→ Task goal:
Filter the records below down to lines containing "seaborn".

Begin Data entries

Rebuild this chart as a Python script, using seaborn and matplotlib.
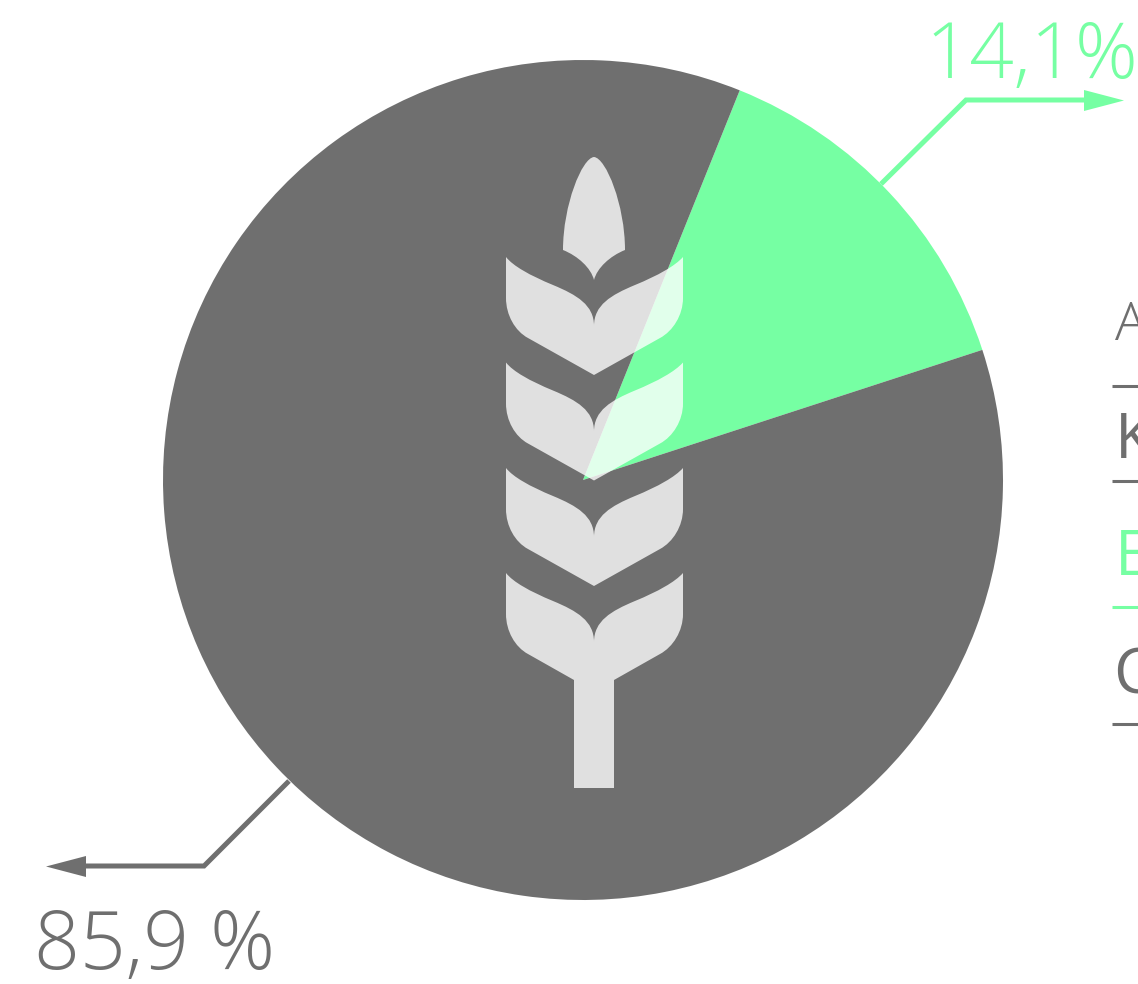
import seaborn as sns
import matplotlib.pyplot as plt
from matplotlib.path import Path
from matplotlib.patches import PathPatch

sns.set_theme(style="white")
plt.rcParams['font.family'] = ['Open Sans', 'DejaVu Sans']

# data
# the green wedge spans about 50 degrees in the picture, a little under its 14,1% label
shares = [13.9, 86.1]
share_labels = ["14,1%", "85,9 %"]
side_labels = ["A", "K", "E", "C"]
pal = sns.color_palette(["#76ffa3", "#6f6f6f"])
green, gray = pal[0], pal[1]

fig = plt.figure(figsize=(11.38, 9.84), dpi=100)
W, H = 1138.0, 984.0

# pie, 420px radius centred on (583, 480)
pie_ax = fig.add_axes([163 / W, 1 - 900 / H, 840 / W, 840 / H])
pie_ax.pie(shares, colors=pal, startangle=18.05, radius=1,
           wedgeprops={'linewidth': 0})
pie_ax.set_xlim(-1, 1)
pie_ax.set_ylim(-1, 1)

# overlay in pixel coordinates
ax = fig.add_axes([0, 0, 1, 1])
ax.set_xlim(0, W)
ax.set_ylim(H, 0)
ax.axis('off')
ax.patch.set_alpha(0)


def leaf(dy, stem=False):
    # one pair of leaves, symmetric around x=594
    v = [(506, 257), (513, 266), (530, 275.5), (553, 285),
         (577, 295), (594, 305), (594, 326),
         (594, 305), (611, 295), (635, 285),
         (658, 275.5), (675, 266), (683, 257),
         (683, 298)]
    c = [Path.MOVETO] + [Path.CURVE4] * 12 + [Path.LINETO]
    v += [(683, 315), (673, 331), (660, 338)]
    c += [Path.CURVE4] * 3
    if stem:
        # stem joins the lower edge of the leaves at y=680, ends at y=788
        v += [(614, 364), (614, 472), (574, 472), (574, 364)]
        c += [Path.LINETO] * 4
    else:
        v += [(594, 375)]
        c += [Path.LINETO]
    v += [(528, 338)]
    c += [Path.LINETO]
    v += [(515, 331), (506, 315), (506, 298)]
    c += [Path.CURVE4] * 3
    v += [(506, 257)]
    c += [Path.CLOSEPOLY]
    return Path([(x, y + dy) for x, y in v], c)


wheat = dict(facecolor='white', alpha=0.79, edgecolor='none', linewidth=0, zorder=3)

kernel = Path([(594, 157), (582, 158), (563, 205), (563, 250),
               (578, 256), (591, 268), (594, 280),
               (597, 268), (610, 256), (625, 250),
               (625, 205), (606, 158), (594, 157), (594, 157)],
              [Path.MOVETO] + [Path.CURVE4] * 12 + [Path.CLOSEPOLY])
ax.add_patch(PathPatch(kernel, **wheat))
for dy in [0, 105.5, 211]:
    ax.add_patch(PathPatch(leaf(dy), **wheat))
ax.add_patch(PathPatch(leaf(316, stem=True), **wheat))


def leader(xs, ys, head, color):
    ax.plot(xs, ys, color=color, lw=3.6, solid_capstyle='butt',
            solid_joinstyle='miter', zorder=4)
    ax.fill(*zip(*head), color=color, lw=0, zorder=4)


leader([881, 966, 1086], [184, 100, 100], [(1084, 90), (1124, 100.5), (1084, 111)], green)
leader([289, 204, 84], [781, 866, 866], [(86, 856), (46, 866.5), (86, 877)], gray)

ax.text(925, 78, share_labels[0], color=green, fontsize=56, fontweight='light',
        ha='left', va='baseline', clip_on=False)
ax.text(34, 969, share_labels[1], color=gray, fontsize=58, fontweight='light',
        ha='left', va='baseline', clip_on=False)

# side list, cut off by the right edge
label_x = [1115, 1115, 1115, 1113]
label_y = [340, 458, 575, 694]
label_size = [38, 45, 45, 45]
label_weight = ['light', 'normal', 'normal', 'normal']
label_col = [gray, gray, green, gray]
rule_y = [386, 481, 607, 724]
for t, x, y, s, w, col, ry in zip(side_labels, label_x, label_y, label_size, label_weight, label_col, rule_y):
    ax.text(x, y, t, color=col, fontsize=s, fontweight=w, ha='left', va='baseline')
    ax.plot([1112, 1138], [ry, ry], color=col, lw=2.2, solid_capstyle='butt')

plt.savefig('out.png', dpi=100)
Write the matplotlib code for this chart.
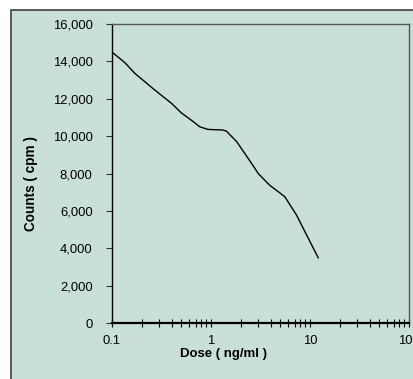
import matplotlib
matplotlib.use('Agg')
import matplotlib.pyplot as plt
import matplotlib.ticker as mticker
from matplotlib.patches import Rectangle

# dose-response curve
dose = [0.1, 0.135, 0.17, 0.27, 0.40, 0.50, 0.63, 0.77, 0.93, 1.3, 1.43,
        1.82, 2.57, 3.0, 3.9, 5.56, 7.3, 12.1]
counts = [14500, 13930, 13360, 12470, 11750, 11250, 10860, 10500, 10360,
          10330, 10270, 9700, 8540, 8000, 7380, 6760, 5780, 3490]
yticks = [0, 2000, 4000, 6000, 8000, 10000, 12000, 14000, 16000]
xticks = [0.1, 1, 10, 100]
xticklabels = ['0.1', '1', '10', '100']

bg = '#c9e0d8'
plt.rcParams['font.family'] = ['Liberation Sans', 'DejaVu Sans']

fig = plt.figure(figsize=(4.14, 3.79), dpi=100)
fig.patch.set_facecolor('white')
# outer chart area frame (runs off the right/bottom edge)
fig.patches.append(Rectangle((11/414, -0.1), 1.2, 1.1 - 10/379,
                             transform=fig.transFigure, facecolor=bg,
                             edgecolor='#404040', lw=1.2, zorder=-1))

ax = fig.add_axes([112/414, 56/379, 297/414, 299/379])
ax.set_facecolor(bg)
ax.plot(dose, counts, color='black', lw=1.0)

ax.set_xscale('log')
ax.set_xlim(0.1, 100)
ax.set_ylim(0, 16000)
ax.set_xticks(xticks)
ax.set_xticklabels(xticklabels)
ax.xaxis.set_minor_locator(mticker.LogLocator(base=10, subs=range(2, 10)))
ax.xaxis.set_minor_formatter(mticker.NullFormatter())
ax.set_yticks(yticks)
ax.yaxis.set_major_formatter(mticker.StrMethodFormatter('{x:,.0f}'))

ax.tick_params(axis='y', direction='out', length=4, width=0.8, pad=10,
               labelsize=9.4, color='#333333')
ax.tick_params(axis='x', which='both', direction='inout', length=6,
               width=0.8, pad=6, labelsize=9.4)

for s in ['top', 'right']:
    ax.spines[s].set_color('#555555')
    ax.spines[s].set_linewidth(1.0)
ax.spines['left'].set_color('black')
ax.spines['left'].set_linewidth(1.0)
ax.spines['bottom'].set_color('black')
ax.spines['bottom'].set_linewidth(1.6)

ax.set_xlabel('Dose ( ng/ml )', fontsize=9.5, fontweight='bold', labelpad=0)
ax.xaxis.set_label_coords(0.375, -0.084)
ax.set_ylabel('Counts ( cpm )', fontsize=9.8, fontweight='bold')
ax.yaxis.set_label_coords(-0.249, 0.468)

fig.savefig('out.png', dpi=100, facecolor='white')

End Data entries

→ Written reply:
Rebuild this chart as a Python script, using seaborn and matplotlib.
import seaborn as sns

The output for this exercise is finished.